A leaky valve caused Three Mile Island to take a safety system offline for more than four days, said officials at the Nuclear Regulatory Commission (NRC).
The timeline reads on July 10 at 5:30 p.m. staff noticed the leak, which was about one drop of water every two minutes coming from a valve on a system designed to inject water at high pressure into the reactor during emergency situations, the NRC reported.
The water was not radioactive, and by design would only come in contact with radioactive fuel during an emergency.
This system would be essential in cooling the reactor if something were to go wrong, said Neil Sheehan, a NRC public affairs officer.

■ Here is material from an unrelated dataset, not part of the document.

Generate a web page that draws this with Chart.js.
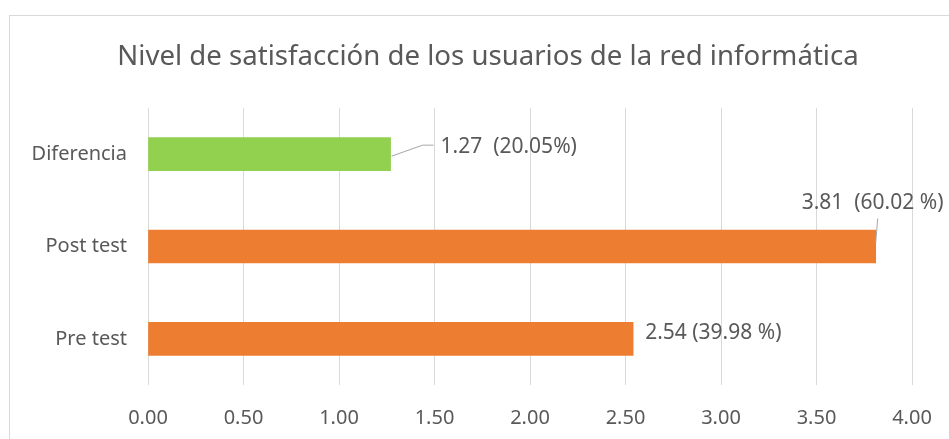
<!DOCTYPE html>
<html lang="es">
<head>
    <meta charset="UTF-8">
    <title>Nivel de satisfacción de los usuarios de la red informática</title>
    <script src="https://cdn.jsdelivr.net/npm/chart.js"></script>
    <style>
        html, body { margin: 0; padding: 0; background: #fff; }
        #wrap { width: 949px; height: 439px; position: relative; }
    </style>
</head>
<body>
    <div id="wrap"><canvas id="chart" width="949" height="439"></canvas></div>

    <script>
        // data
        const categories = ["Diferencia", "Post test", "Pre test"];
        const values = [1.27, 3.81, 2.54];
        const valueLabels = ["1.27  (20.05%)", "3.81  (60.02 %)", "2.54 (39.98 %)"];
        const barColors = ["#92d050", "#ed7d31", "#ed7d31"];
        const titleText = "Nivel de satisfacción de los usuarios de la red informática";

        const FONT = "'Noto Sans', 'Open Sans', sans-serif";
        const TEXT = "#595959";
        const GRID = "#d9d9d9";

        // frame + title (title is centred on the frame, not on the plot)
        const framePlugin = {
            id: 'frame',
            beforeDraw(chart) {
                const ctx = chart.ctx;
                ctx.save();
                ctx.fillStyle = '#fff';
                ctx.fillRect(0, 0, chart.width, chart.height);
                ctx.strokeStyle = GRID;
                ctx.lineWidth = 1;
                ctx.strokeRect(9.5, 15.5, 1000, 1000);
                ctx.font = "27.6px " + FONT;
                ctx.fillStyle = TEXT;
                ctx.textAlign = 'center';
                ctx.textBaseline = 'middle';
                ctx.fillText(titleText, 488, 57);
                ctx.restore();
            }
        };

        // value labels with little leader lines
        const labelPlugin = {
            id: 'valueLabels',
            afterDatasetsDraw(chart) {
                const ctx = chart.ctx;
                const bars = chart.getDatasetMeta(0).data;
                ctx.save();
                ctx.font = "21px " + FONT;
                ctx.fillStyle = TEXT;
                ctx.textBaseline = 'middle';
                ctx.strokeStyle = '#a6a6a6';
                ctx.lineWidth = 1;

                bars.forEach((bar, i) => {
                    const x = bar.x, y = bar.y;
                    if (i === 0) {
                        ctx.beginPath();
                        ctx.moveTo(x + 1, y + 2);
                        ctx.lineTo(x + 32, y - 9);
                        ctx.lineTo(x + 43, y - 9);
                        ctx.stroke();
                        ctx.fillText(valueLabels[i], x + 50, y - 7);
                    } else if (i === 1) {
                        ctx.beginPath();
                        ctx.moveTo(x + 2, y - 28);
                        ctx.lineTo(x, y - 4);
                        ctx.stroke();
                        ctx.fillText(valueLabels[i], x - 74, y - 43);
                    } else {
                        ctx.fillText(valueLabels[i], x + 12, y - 6);
                    }
                });
                ctx.restore();
            }
        };

        new Chart(document.getElementById('chart'), {
            type: 'bar',
            data: {
                labels: categories,
                datasets: [{
                    data: values,
                    backgroundColor: barColors,
                    borderWidth: 0,
                    barThickness: 33
                }]
            },
            options: {
                indexAxis: 'y',
                responsive: false,
                animation: false,
                layout: { padding: { left: 0, right: 37, top: 108, bottom: 0 } },
                plugins: {
                    legend: { display: false },
                    tooltip: { enabled: false },
                    title: { display: false }
                },
                scales: {
                    x: {
                        min: 0,
                        max: 4,
                        ticks: {
                            stepSize: 0.5,
                            color: TEXT,
                            font: { family: FONT, size: 20 },
                            padding: 21,
                            maxRotation: 0,
                            callback: v => Number(v).toFixed(2)
                        },
                        grid: { color: GRID, drawTicks: false },
                        border: { display: false },
                        afterFit(scale) {
                            scale.height = 54;
                            scale.paddingLeft = 0;
                            scale.paddingRight = 0;
                        }
                    },
                    y: {
                        ticks: {
                            color: TEXT,
                            font: { family: FONT, size: 20 },
                            padding: 21
                        },
                        grid: { display: false, drawTicks: false },
                        border: { display: false },
                        afterFit(scale) { scale.width = 148; }
                    }
                }
            },
            plugins: [framePlugin, labelPlugin]
        });
    </script>
</body>
</html>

“This is one of the very important systems, and therefore it’s vital they get it back online,” Sheehan said.
Ralph DeSantis, spokesman for Three Mile Island, said the public safety risk posed by the offline water system was minimal because of redundancies built into the plant’s infrastructure.
“There’s actually two backup systems that put water in the reactor in the case of an emergency,” he said. “We had to take one out of service the whole time. We always had a backup system available in case we ever needed it.”
NRC standards required Exelon Nuclear, the company that owns and operates Three Mile Island, to repair the leak within 72 hours or else shut down the reactor.
After an initial failure to weld the leak, Exelon determined that it could fix the valve using a technique called “freeze sealing.” However, the job would put them past the 72-hour deadline, the NRC report said.
Exelon applied for an extension to fix the leak, and the NRC granted an additional 46.5 hours.
“They were able to make the argument that they didn’t have to shut down the plant,” Sheehan said. “We looked at the risk evaluation done by Exelon as well as our own risk evaluation, and we concluded that this would not affect health and public safety.”
The high pressure system went back online Tuesday morning, hours before the second deadline.